On the buyer’s end, things won’t look much different if an auto business uses the marketing hub. When searching for vehicles on Marketplace, advertisements are populated among other listings. When users clicks on ads, which are categorized as a “Sponsored” posts, they will be taken to the associated websites.
Sims said he is not interested in advertising through Facebook, as he’s “boosted” posts in the past, which did “absolutely nothing” for him. Boosted posts are ads created from existing posts on a Facebook Page. Meta says “boosted” posts help businesses “get more messages, video views, leads or calls.”
Along with Marketplace, Sims also uses Carsforsale, an online marketplace for new and used vehicles. Sims said he pays $100 a month for his account, which is associated with his business’ website. On this platform, he can post an unlimited number of vehicles per month.
Nate Mathis, co-owner of Allegiant Automotive, another used auto dealership in Springfield, uses Marketplace but makes listings on his personal Facebook account. He said he’s not excited that Meta is monetizing a once-free service, but he understands why the company may be taking this step.
The main problem Mathis has witnessed on Marketplace is scams. He said he’s seen scammers post stock photos of vehicles, asking folks to put a deposit down to secure their purchase, when really they don’t have a vehicle for sale at all. Mathis said he has also seen auto dealerships make posts that list the required down payment, not the entire vehicle’s cost, which would appear cheaper.
Aside from scams, Mathis said it’s common for Facebook users to reach out on a vehicle listing, asking if its still available and then “ghost” the dealership when it comes to looking at or purchasing the vehicle.
“The amount of leads we’re getting, compared to how many we’re selling … it’s a bad percentage,” Mathis said.
Mathis said he hopes the policy change cuts down on the number of Marketplace scammers and increases the number of legitimate customer-dealership connections.
Local real estate agents are also concerned about the impact of Meta’s policy change.
Ashley Lamoureaux is the owner of Show Me Home Estate, a real estate development business. She is also a real estate agent through Cantrell Real Estate. She frequently uses Marketplace to post both rental properties and open houses through her Business Pages.
Through Show Me Home Estate, Lamoureaux owns four rental properties in Reeds Spring. She said she enjoys using Marketplace to list these properties because it allows her to conduct business from Springfield, where she lives.
Right now, Marketplace is the only platform Lamoureaux uses to share what rental properties she has available. Following the policy change, Lamoureaux said she may consider posting long-term rentals on Airbnb, marketing on Instagram or simply posting listings on Marketplace through her personal Facebook account.
Similar to the Dealer Marketing Hub, Meta offers the Top Providers Initiative for real estate businesses to advertise to potential buyers and renters. Lamoureaux said she doesn’t feel it’s “worth it” to invest in Facebook advertisements.
Not only is Lamoureaux concerned for her business, she is concerned about how folks in search of rental properties will source what’s available in the future.

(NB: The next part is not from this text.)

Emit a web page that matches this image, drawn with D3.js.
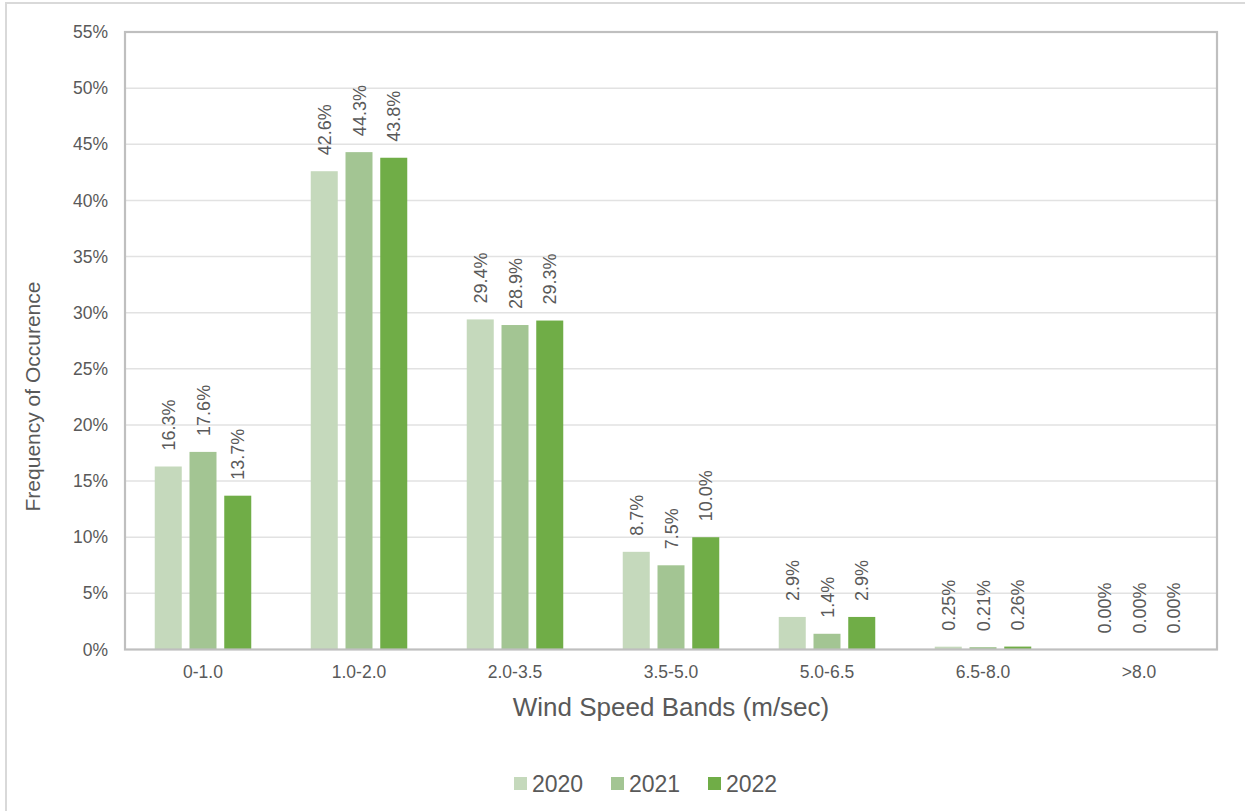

“Just about everyone uses Facebook, so I don’t know of another good source for where they would begin to look … other than putting out signs saying, ‘Hey, we have a rental available,'” Lamoureaux said. “But normally people just drive by and don’t give it a second thought.”
The News-Leader reached out to Meta’s press team for clarification about the policy change but was unsuccessful in securing an interview.